In one of the cases, 12 Nigerian citizens who have been granted political asylum in the U.S. are suing Royal Dutch Shell Oil, which is accused of aiding and abetting the Nigerian government in committing atrocities in the 1990.
The suit against the petroleum giant is based on the Alien Tort Statute, a law enacted in 1789 by the first U.S. Congress and aimed mainly at pirates. The statute says that U.S. trial courts can hear civil damage suits brought by a foreign national for wrongs “committed in violation of the law of nations or a treaty of the United States.”
The statue remained largely unused until 1980 when victims of human rights abuses began using it against foreign individuals and corporations, and in 2004 the Supreme Court, by a 6-to-3 vote, upheld the application of the law to human rights abuses, but only for a limited category of crimes — torture, genocide, and crimes against humanity.
Backing Shell are more than two dozen multinational corporations and several countries, including Germany, the Netherlands, and the United Kingdom. They say that if the court rules that corporations can be sued under the Alien Tort Statute, it will exacerbate what they characterize as the existing flood of litigation. To which I says that if corporations are individuals, then they certainly can be sued as individuals for misconduct and crimes given the status awarded them as a result of the Citizens United ruling.
Shell Oil counters that corporations cannot be sued in the U.S. under the Alien Tort Statute because international law doesn’t recognize corporate liability for human rights crimes.
In the mid-1990s, religious, student and civic leaders in the Ogoni region of Nigeria began demonstrating peacefully against Shell, protesting that their farmland was being ruined by oil spills and that Shell contributed nothing to the local economy and did not pay for clean up or environmental protection. The protest leadership was rounded up, tortured, and in some instances killed.
National Public Radio reports that those who survived and fled included Charles Wiwa, who says that after he led a rally in his home village, he was picked up and beaten by 18 soldiers before a crowd of thousands in an open air market.
“They started beating me — horsewhipping me, clubbing me, [kicking me with their] boots for a really long time,” Wiwa says. He says the beating lasted more than two hours.
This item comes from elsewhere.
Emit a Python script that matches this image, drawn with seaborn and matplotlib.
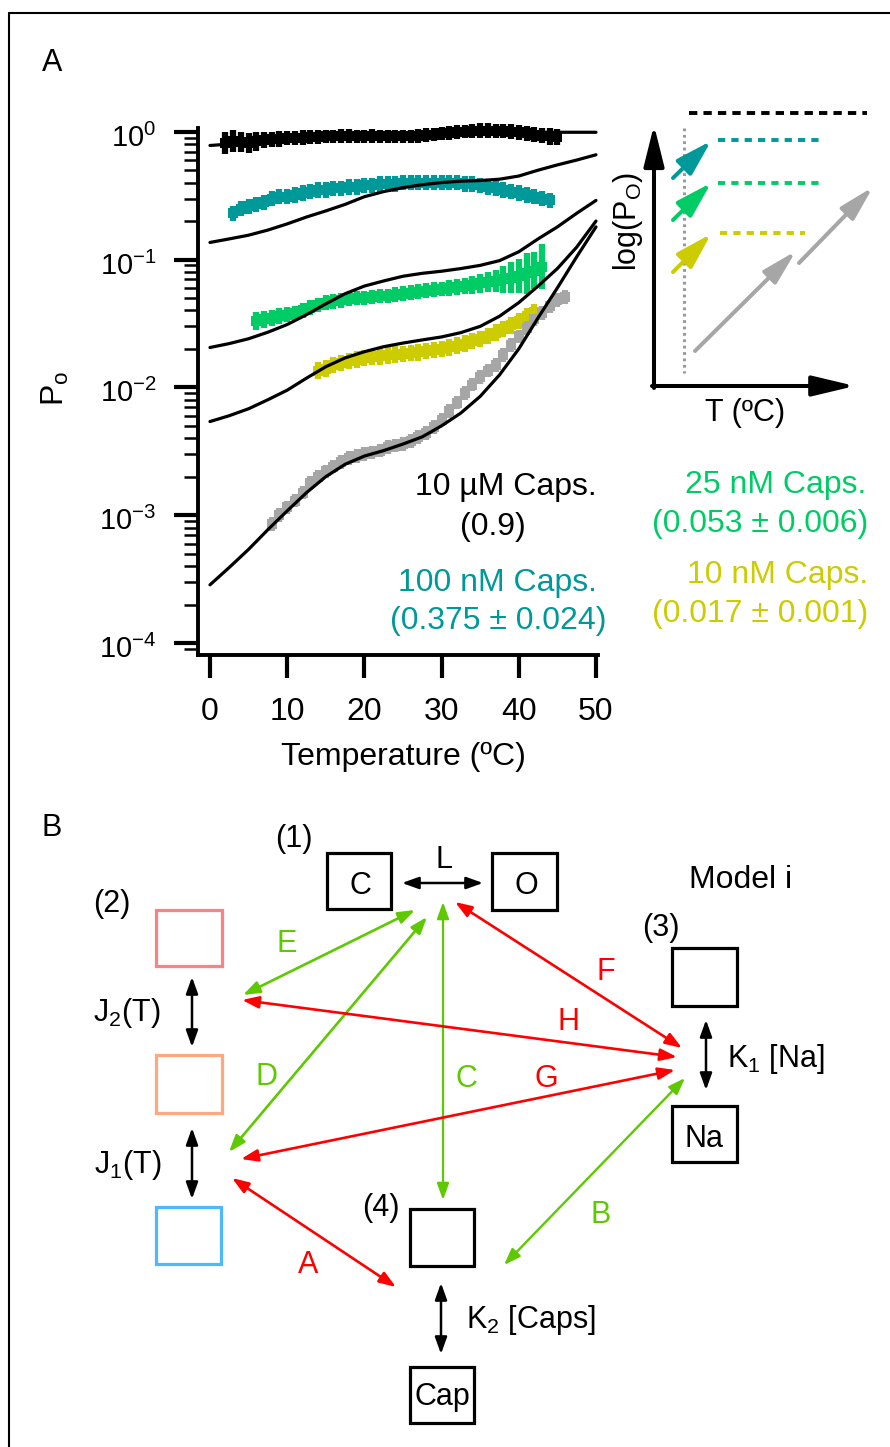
import numpy as np
import matplotlib
matplotlib.use("Agg")
import matplotlib.pyplot as plt
import matplotlib.transforms as mtransforms
import seaborn as sns
from matplotlib.patches import Rectangle, ArrowStyle
from matplotlib.ticker import LogLocator, NullFormatter, FixedLocator

# ---------------- data ----------------
temp_black = list(range(2, 46))
po_black = [0.82, 0.84, 0.83, 0.82, 0.84, 0.86, 0.87, 0.88, 0.89, 0.89, 0.90, 0.91,
            0.91, 0.92, 0.92, 0.93, 0.93, 0.92, 0.92, 0.93, 0.92, 0.92, 0.92, 0.92,
            0.92, 0.93, 0.94, 0.95, 0.97, 0.98, 0.99, 1.00, 1.01, 1.02, 1.02, 1.01,
            1.01, 1.00, 0.99, 0.97, 0.95, 0.93, 0.92, 0.91]
err_black = [0.22, 0.22, 0.20, 0.20, 0.18, 0.16, 0.15, 0.15, 0.14, 0.14, 0.14, 0.14,
             0.13, 0.13, 0.13, 0.13, 0.13, 0.13, 0.13, 0.13, 0.13, 0.13, 0.13, 0.13,
             0.13, 0.13, 0.13, 0.13, 0.13, 0.13, 0.13, 0.13, 0.14, 0.14, 0.14, 0.14,
             0.14, 0.14, 0.14, 0.15, 0.15, 0.15, 0.16, 0.16]

temp_teal = list(range(3, 45))
po_teal = [0.23, 0.25, 0.26, 0.27, 0.28, 0.30, 0.31, 0.31, 0.32, 0.33, 0.34, 0.35,
           0.35, 0.36, 0.36, 0.37, 0.37, 0.38, 0.38, 0.39, 0.39, 0.39, 0.40, 0.40,
           0.40, 0.40, 0.40, 0.40, 0.40, 0.40, 0.39, 0.39, 0.38, 0.37, 0.36, 0.35,
           0.34, 0.33, 0.32, 0.31, 0.30, 0.29]
err_teal = 0.15

temp_green = list(range(6, 44))
po_green = [0.033, 0.034, 0.035, 0.036, 0.037, 0.038, 0.040, 0.042, 0.044, 0.046,
            0.047, 0.048, 0.049, 0.050, 0.050, 0.051, 0.052, 0.052, 0.053, 0.054,
            0.055, 0.056, 0.057, 0.058, 0.059, 0.060, 0.061, 0.062, 0.063, 0.065,
            0.067, 0.068, 0.070, 0.072, 0.074, 0.078, 0.082, 0.088]
err_green = [0.17, 0.16, 0.15, 0.15, 0.15, 0.14, 0.14, 0.14, 0.14, 0.14,
             0.14, 0.14, 0.14, 0.14, 0.14, 0.14, 0.14, 0.14, 0.14, 0.14,
             0.14, 0.14, 0.14, 0.14, 0.14, 0.15, 0.15, 0.16, 0.17, 0.18,
             0.20, 0.22, 0.27, 0.32, 0.36, 0.45, 0.40, 0.50]

temp_yellow = list(range(14, 43))
po_yellow = [0.0135, 0.0140, 0.0150, 0.0155, 0.0160, 0.0165, 0.0170, 0.0172, 0.0175,
             0.0178, 0.0180, 0.0182, 0.0185, 0.0188, 0.0192, 0.0196, 0.0200, 0.0205,
             0.0212, 0.0220, 0.0230, 0.0240, 0.0252, 0.0268, 0.0285, 0.0305, 0.0330,
             0.0360, 0.0390]
err_yellow = 0.16

temp_gray = list(range(8, 47))
po_gray = [0.00085, 0.0010, 0.00115, 0.0013, 0.0015, 0.0018, 0.0020, 0.0022, 0.0024,
           0.0026, 0.0028, 0.0029, 0.0030, 0.0031, 0.0032, 0.0034, 0.0035, 0.0036,
           0.0038, 0.0041, 0.0044, 0.0049, 0.0056, 0.0065, 0.0076, 0.0090, 0.0105,
           0.0120, 0.0135, 0.0150, 0.0180, 0.0215, 0.0250, 0.0290, 0.0340, 0.0380,
           0.0430, 0.0480, 0.0510]
err_gray = 0.13

fit_temp = [0, 2.5, 5, 7.5, 10, 12.5, 15, 17.5, 20, 22.5, 25, 27.5, 30, 32.5, 35,
            37.5, 40, 42.5, 45, 47.5, 50]
fit_black = [0.78, 0.80, 0.82, 0.84, 0.86, 0.88, 0.895, 0.905, 0.91, 0.915, 0.92,
             0.93, 0.94, 0.955, 0.97, 0.98, 0.985, 0.99, 0.99, 0.99, 0.99]
fit_teal = [0.136, 0.145, 0.155, 0.17, 0.19, 0.215, 0.24, 0.27, 0.31, 0.34, 0.365,
            0.385, 0.40, 0.41, 0.415, 0.425, 0.45, 0.50, 0.55, 0.60, 0.66]
fit_green = [0.0205, 0.022, 0.024, 0.027, 0.031, 0.037, 0.045, 0.054, 0.062, 0.068,
             0.074, 0.078, 0.081, 0.085, 0.090, 0.098, 0.115, 0.145, 0.18, 0.23, 0.29]
fit_yellow = [0.0054, 0.0060, 0.0068, 0.0080, 0.0095, 0.0118, 0.0145, 0.0170, 0.0190,
              0.0208, 0.0222, 0.0235, 0.0248, 0.0268, 0.030, 0.036, 0.046, 0.062,
              0.085, 0.125, 0.20]
fit_gray = [0.000285, 0.00039, 0.00054, 0.00077, 0.00108, 0.0015, 0.0020, 0.0025,
            0.0029, 0.0032, 0.0036, 0.0041, 0.0050, 0.0063, 0.0085, 0.0125, 0.020,
            0.035, 0.060, 0.105, 0.18]

x_ticks = [0, 10, 20, 30, 40, 50]
y_ticks = [1e-4, 1e-3, 1e-2, 1e-1, 1]
y_ticklabels = ["$10^{-4}$", "$10^{-3}$", "$10^{-2}$", "$10^{-1}$", "$10^{0}$"]

C_BLACK, C_TEAL, C_GREEN, C_YELLOW, C_GRAY = "#000000", "#009999", "#00CC66", "#CCCC00", "#A6A6A6"
C_DG, C_DR = "#5EC800", "#FF0000"

# ---------------- style ----------------
sns.set_theme(style="ticks")
plt.rcParams["font.family"] = ["Liberation Sans", "DejaVu Sans"]
plt.rcParams["mathtext.fontset"] = "custom"
plt.rcParams["mathtext.rm"] = "Liberation Sans"
plt.rcParams["mathtext.it"] = "Liberation Sans:italic"
plt.rcParams["mathtext.default"] = "regular"
plt.rcParams["lines.scale_dashes"] = False
for k in ["text.color", "axes.labelcolor", "xtick.color", "ytick.color", "axes.edgecolor"]:
    plt.rcParams[k] = "black"

W, H = 890, 1447
fig = plt.figure(figsize=(W / 100, H / 100), dpi=100)

# ---------------- panel A main plot ----------------
ax = fig.add_axes([198 / W, 1 - 655 / H, 400 / W, 527 / H])
ax.set_yscale("log")

series = [
    (temp_black, po_black, err_black, C_BLACK),
    (temp_teal, po_teal, err_teal, C_TEAL),
    (temp_green, po_green, err_green, C_GREEN),
    (temp_yellow, po_yellow, err_yellow, C_YELLOW),
    (temp_gray, po_gray, err_gray, C_GRAY),
]
for t, p, e, c in series:
    p = np.asarray(p, float)
    f = 1 + np.asarray(e, float)
    lo = p - p / f
    hi = p * f - p
    ax.errorbar(t, p, yerr=[lo, hi], fmt="s", ms=6.5, color=c, ecolor=c, mew=0,
                elinewidth=4.5, capsize=3.6, capthick=2.8, clip_on=False, zorder=2)

for fv in [fit_black, fit_teal, fit_green, fit_yellow, fit_gray]:
    sns.lineplot(x=fit_temp, y=fv, ax=ax, color="black", lw=2.3, estimator=None,
                 sort=False, zorder=3)

ax.set_xlim(-1.55, 50.26)
ax.set_ylim(10 ** -4.094, 10 ** 0.029)
ax.xaxis.set_major_locator(FixedLocator(x_ticks))
ax.set_xticklabels([str(v) for v in x_ticks])
ax.yaxis.set_major_locator(FixedLocator(y_ticks))
ax.set_yticklabels(y_ticklabels)
ax.yaxis.set_minor_locator(LogLocator(base=10, subs=np.arange(2, 10), numticks=30))
ax.yaxis.set_minor_formatter(NullFormatter())
ax.tick_params(axis="x", which="major", direction="out", length=16.5, width=3,
               pad=14, labelsize=23)
ax.tick_params(axis="y", which="major", direction="out", length=17, width=3,
               pad=13, labelsize=21)
ax.tick_params(axis="y", which="minor", direction="out", length=10, width=1.8)
shift = mtransforms.ScaledTranslation(0, -0.15, fig.dpi_scale_trans)
for lab in ax.get_yticklabels():
    lab.set_verticalalignment("baseline")
    lab.set_transform(lab.get_transform() + shift)
for s in ["top", "right"]:
    ax.spines[s].set_visible(False)
for s in ["left", "bottom"]:
    ax.spines[s].set_linewidth(2.8)
ax.set_xlabel("")
ax.set_ylabel("")
ax.patch.set_alpha(0)

# ---------------- overlay in pixel coordinates ----------------
ov = fig.add_axes([0, 0, 1, 1])
ov.set_xlim(0, W)
ov.set_ylim(H, 0)
ov.axis("off")

ov.plot([9, 9], [13, H], color="black", lw=1.5)
ov.plot([9, W], [13, 13], color="black", lw=1.5)


def txt(x, y, s, color="black", size=22, ha="center", va="baseline", **kw):
    ov.text(x, y, s, color=color, fontsize=size, ha=ha, va=va, **kw)


def arrow(p0, p1, color, lw, hl, hw, style="-|>"):
    ov.annotate("", xy=p1, xytext=p0,
                arrowprops=dict(arrowstyle=ArrowStyle(style, head_length=hl, head_width=hw),
                                mutation_scale=1, color=color, lw=lw,
                                shrinkA=0, shrinkB=0))


txt(52, 71, "A", size=22)
txt(52, 836, "B", size=22)

txt(403, 765, "Temperature (ºC)", size=23)
txt(55, 388, "P$_\\mathrm{o}$", size=23, va="center", rotation=90)

txt(597, 495, "10 µM Caps.", size=23, ha="right")
txt(493, 535, "(0.9)", size=23)
txt(597, 591, "100 nM Caps.", color=C_TEAL, size=23, ha="right")
txt(606, 629, "(0.375 ± 0.024)", color=C_TEAL, size=23, ha="right")
txt(866, 493, "25 nM Caps.", color=C_GREEN, size=23, ha="right")
txt(868, 532, "(0.053 ± 0.006)", color=C_GREEN, size=23, ha="right")
txt(868, 583, "10 nM Caps.", color=C_YELLOW, size=23, ha="right")
txt(868, 622, "(0.017 ± 0.001)", color=C_YELLOW, size=23, ha="right")

# inset schematic
arrow((654, 388), (654, 125), "black", 2.9, 25, 6.2)
arrow((652, 386), (855, 386), "black", 2.9, 26, 6.2)
ov.plot([684, 684], [128, 373], color="#999999", lw=2.2, dashes=(2.0, 2.6))
ov.plot([689, 867], [113, 113], color="black", lw=2.8, dashes=(6.0, 4.4))
ov.plot([718, 820], [140, 140], color=C_TEAL, lw=2.8, dashes=(5.2, 4.4))
ov.plot([718, 820], [183, 183], color=C_GREEN, lw=2.8, dashes=(5.2, 4.4))
ov.plot([720, 805], [233, 233], color=C_YELLOW, lw=2.8, dashes=(5.2, 4.4))
arrow((673, 178), (711, 141), C_TEAL, 2.9, 22, 6.5)
arrow((673, 220), (711, 183), C_GREEN, 2.9, 22, 6.5)
arrow((673, 272), (711, 234), C_YELLOW, 2.9, 22, 6.5)
arrow((695, 351), (796, 251), C_GRAY, 2.9, 21, 5.5)
arrow((799, 263), (873, 187), C_GRAY, 2.9, 21, 5.5)
txt(628, 221, "log(P$_\\mathrm{O}$)", size=22, va="center", rotation=90)
txt(745, 421, "T (ºC)", size=22)

# ---------------- panel B diagram ----------------
def box(x0, y0, x1, y1, color="black"):
    ov.add_patch(Rectangle((x0, y0), x1 - x0, y1 - y0, fill=False, ec=color, lw=2.3))


box(327, 853, 391, 909)
box(492, 853, 557, 910)
box(156, 910, 222, 966, "#FF8080")
box(156, 1055, 222, 1113, "#FFA880")
box(156, 1207, 221, 1264, "#4DB8FF")
box(672, 948, 737, 1006)
box(672, 1106, 737, 1162)
box(410, 1209, 474, 1266)
box(410, 1367, 474, 1423)

txt(360, 894, "C", size=22)
txt(526, 894, "O", size=22)
txt(704, 1147, "Na", size=22)
txt(442, 1405, "Cap", size=22)

txt(294, 847, "(1)", size=22)
txt(112, 912, "(2)", size=22)
txt(661, 936, "(3)", size=22)
txt(381, 1216, "(4)", size=22)
txt(444, 868, "L", size=22)
txt(741, 888, "Model i", size=23)
txt(127, 1021, "J$_2$(T)", size=22)
txt(128, 1173, "J$_1$(T)", size=22)
txt(727, 1067, "K$_1$ [Na]", size=22, ha="left")
txt(466, 1328, "K$_2$ [Caps]", size=22, ha="left")

txt(287, 952, "E", color=C_DG, size=22)
txt(267, 1085, "D", color=C_DG, size=22)
txt(466, 1087, "C", color=C_DG, size=22)
txt(601, 1223, "B", color=C_DG, size=22)
txt(606, 980, "F", color=C_DR, size=22)
txt(568, 1030, "H", color=C_DR, size=22)
txt(546, 1087, "G", color=C_DR, size=22)
txt(308, 1273, "A", color=C_DR, size=22)

HL, HW = 10, 3.6
arrow((402, 883), (483, 883), "black", 1.8, HL, HW, "<|-|>")
arrow((192, 977), (192, 1047), "black", 1.8, HL, HW, "<|-|>")
arrow((192, 1128), (192, 1199), "black", 1.8, HL, HW, "<|-|>")
arrow((706, 1020), (706, 1090), "black", 1.8, HL, HW, "<|-|>")
arrow((441, 1283), (441, 1354), "black", 1.8, HL, HW, "<|-|>")

arrow((415, 910), (243, 995), C_DG, 1.9, HL, HW, "<|-|>")
arrow((427, 917), (229, 1152), C_DG, 1.9, HL, HW, "<|-|>")
arrow((443, 902), (443, 1200), C_DG, 1.6, HL, HW, "<|-|>")
arrow((685, 1078), (504, 1265), C_DG, 1.7, HL, HW, "<|-|>")
arrow((242, 1000), (677, 1057), C_DR, 1.9, HL, HW, "<|-|>")
arrow((455, 902), (682, 1048), C_DR, 1.9, HL, HW, "<|-|>")
arrow((675, 1070), (241, 1159), C_DR, 1.9, HL, HW, "<|-|>")
arrow((232, 1178), (396, 1287), C_DR, 1.9, HL, HW, "<|-|>")

fig.savefig("out.png", dpi=100)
There were more beatings, he says, and eventually he was charged with unlawful assembly. Released on bail, he says there were two attempts to abduct him.
For the past 16 years, Wiwa has lived in the United States. Now in Chicago, where he works as an export consultant, he is among the Ogoni refugees in the U.S. who have doggedly pursued Shell, contending that the oil company worked hand-in-glove with the Nigerian military to brutally suppress any opposition to the way the company operates.
Among the others bringing charges is a Seventh Day Adventist bishop and a local leader’s widow, who was raped and beaten after her husband was arrested and summarily executed.
The second human rights case before the court today is a suit brought against the Palestinian Authority and the PLO for the torture and murder of a naturalized American citizen while he was in the custody of the Palestinian police. The case also involves the question of whether lawsuits can be brought against individuals only, or groups and entities. The outcome therefore could also have implications for corporations, though the case here is brought against the Palestinian Authority for a 1993 death.
Decisions in both cases are expected by summer.